What do we mean when we say 'unsupervised'? Do we mean that we retain the ability to pull the plug if it starts offing local officials in the first step of its synthetic revolution. How do we retain that power over something we rely on so much.

Lil story, Years ago I wrote a call routing system that attempted to route incoming calls to the most cost effective support centre (12 sites across 4 different countries). It attempted to make the best guess by taking in the users profile, past call history weighted heavily toward recent activity, environmental context (outages in certain regions for example). I started off with a set of basic routing that was the default, designed to be the fallback routing system to use if all else failed. On top of that I built layer after layer of ever increasingly complex routing rules based on different variables. Each 'layer' was by itself testable and deterministic but the result it produced created a weighted score for the following layers to include in their calculation as to where the call should be routed too. It worked, It saved us a boatload of cash, it required little tinkering after it was up and running. It was also somewhat outside of our control, at some point we lost the ability to determine where an individual call would be routed by the system without using the system to find out. The 'default' routing was no longer a viable system to use if anything went wrong as it was far more costly (due to its dumb decision making) to run and was hence never called into action. There was no 'intelligence' inherent in the system I built, it was just built from lots and lots of individually simple parts to become something very complex.

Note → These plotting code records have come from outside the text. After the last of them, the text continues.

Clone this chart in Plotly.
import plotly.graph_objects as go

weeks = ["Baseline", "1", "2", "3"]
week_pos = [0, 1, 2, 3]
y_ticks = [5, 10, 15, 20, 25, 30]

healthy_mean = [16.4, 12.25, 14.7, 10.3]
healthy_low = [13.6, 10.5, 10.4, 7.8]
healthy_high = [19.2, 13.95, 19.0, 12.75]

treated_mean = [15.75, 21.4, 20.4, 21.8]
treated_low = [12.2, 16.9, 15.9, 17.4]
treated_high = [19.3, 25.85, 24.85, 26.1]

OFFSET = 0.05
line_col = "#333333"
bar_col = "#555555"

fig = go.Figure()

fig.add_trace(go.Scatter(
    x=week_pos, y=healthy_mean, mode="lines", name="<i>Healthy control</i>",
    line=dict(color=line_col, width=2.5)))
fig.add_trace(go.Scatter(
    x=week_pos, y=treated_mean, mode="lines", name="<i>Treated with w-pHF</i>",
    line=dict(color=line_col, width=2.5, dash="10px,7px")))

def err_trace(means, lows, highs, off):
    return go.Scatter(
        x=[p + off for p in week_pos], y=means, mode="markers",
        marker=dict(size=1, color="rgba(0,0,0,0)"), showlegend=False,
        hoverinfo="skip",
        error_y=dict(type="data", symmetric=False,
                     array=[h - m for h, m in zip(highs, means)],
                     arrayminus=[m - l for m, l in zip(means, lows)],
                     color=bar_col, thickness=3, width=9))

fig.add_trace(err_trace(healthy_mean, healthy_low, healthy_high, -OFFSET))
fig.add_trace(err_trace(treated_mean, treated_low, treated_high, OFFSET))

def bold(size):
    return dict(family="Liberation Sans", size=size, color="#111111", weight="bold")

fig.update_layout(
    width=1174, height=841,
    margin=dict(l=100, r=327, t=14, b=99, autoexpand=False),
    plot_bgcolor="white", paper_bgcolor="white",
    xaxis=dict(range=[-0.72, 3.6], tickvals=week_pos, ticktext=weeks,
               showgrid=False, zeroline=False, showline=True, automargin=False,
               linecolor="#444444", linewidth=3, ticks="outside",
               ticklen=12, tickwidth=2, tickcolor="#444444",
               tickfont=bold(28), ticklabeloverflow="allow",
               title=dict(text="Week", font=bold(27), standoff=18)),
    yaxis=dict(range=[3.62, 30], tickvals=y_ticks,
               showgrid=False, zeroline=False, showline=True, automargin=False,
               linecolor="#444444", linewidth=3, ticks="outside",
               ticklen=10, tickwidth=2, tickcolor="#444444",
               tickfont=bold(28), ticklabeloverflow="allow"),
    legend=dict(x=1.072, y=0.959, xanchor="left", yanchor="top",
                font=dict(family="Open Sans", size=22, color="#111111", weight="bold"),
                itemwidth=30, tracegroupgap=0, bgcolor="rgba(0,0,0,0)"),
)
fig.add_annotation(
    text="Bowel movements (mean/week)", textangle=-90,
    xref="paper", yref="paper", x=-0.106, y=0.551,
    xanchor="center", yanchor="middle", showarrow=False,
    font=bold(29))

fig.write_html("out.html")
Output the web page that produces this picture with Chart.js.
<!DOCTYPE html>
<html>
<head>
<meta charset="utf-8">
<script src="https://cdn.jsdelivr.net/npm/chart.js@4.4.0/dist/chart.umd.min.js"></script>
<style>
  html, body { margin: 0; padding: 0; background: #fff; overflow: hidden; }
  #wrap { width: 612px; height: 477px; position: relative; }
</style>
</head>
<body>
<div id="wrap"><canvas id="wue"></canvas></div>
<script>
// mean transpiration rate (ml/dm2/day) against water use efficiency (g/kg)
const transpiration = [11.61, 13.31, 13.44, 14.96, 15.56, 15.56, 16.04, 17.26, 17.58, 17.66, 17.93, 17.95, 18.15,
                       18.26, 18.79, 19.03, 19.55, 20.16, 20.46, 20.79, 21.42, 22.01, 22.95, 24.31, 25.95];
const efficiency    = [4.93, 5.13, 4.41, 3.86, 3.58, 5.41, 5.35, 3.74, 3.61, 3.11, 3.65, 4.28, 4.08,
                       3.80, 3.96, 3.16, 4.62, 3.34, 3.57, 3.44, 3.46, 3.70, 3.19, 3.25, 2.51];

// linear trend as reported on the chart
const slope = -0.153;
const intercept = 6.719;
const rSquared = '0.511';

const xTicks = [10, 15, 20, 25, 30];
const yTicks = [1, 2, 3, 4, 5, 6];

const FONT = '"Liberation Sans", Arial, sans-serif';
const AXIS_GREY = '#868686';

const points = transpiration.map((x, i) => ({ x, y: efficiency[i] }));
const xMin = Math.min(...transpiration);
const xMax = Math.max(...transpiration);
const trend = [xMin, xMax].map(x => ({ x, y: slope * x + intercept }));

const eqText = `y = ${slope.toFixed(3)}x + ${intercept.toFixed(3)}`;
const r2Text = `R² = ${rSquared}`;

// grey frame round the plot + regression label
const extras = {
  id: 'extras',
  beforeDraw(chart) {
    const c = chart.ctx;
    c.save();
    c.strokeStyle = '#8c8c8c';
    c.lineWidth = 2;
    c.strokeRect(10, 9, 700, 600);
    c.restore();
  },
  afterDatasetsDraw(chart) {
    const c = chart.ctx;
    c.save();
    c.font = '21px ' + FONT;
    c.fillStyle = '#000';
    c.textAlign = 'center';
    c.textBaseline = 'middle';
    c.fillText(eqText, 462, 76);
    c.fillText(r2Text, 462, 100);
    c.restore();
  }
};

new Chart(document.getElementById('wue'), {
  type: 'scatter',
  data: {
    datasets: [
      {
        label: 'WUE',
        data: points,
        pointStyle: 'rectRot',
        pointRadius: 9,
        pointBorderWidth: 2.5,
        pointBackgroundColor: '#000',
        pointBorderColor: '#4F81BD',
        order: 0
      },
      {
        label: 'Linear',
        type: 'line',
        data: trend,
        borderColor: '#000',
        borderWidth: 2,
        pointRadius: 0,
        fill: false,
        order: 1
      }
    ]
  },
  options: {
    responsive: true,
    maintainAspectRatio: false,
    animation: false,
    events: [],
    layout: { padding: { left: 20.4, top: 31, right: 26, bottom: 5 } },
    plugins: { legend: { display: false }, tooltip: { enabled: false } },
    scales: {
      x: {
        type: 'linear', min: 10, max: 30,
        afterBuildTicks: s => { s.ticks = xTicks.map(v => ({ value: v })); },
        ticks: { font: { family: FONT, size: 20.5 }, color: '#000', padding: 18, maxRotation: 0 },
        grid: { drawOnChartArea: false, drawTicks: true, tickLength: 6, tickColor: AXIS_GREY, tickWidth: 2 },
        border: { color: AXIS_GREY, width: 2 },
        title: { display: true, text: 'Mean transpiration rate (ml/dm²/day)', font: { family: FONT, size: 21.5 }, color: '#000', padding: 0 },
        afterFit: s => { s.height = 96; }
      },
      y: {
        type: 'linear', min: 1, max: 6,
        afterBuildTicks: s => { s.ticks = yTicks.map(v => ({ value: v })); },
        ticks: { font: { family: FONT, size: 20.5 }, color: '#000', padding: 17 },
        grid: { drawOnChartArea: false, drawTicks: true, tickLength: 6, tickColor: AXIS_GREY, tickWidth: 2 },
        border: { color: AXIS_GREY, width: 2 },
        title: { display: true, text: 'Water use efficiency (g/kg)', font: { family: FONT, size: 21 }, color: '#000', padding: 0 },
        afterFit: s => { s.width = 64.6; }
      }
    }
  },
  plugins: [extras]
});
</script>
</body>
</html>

edit Control becomes an interesting discussion in that scenario, sure I could turn it off but not without costs to myself.

On another tangent again, we should also include the fact that the demons of our nature will more than likely cause enough early scares to make us avoid relying too much on AI for everything should it come about. No system is safe from malicious attack and it would be a huge target for lots of smart individuals with time on their hands...

kleinbl00  ·  3616 days ago  ·  link  ·  

    What do we really mean when we say "intelligence" though, are we talking about a clever machine that can linguistically parse human speech, tone and intent well enough to allow a more natural feeling interface to computers (search for example based on an 'oracle' type system).

My experience has been that this is one of those subjects where you can ask a dozen experts and get two dozen opinions.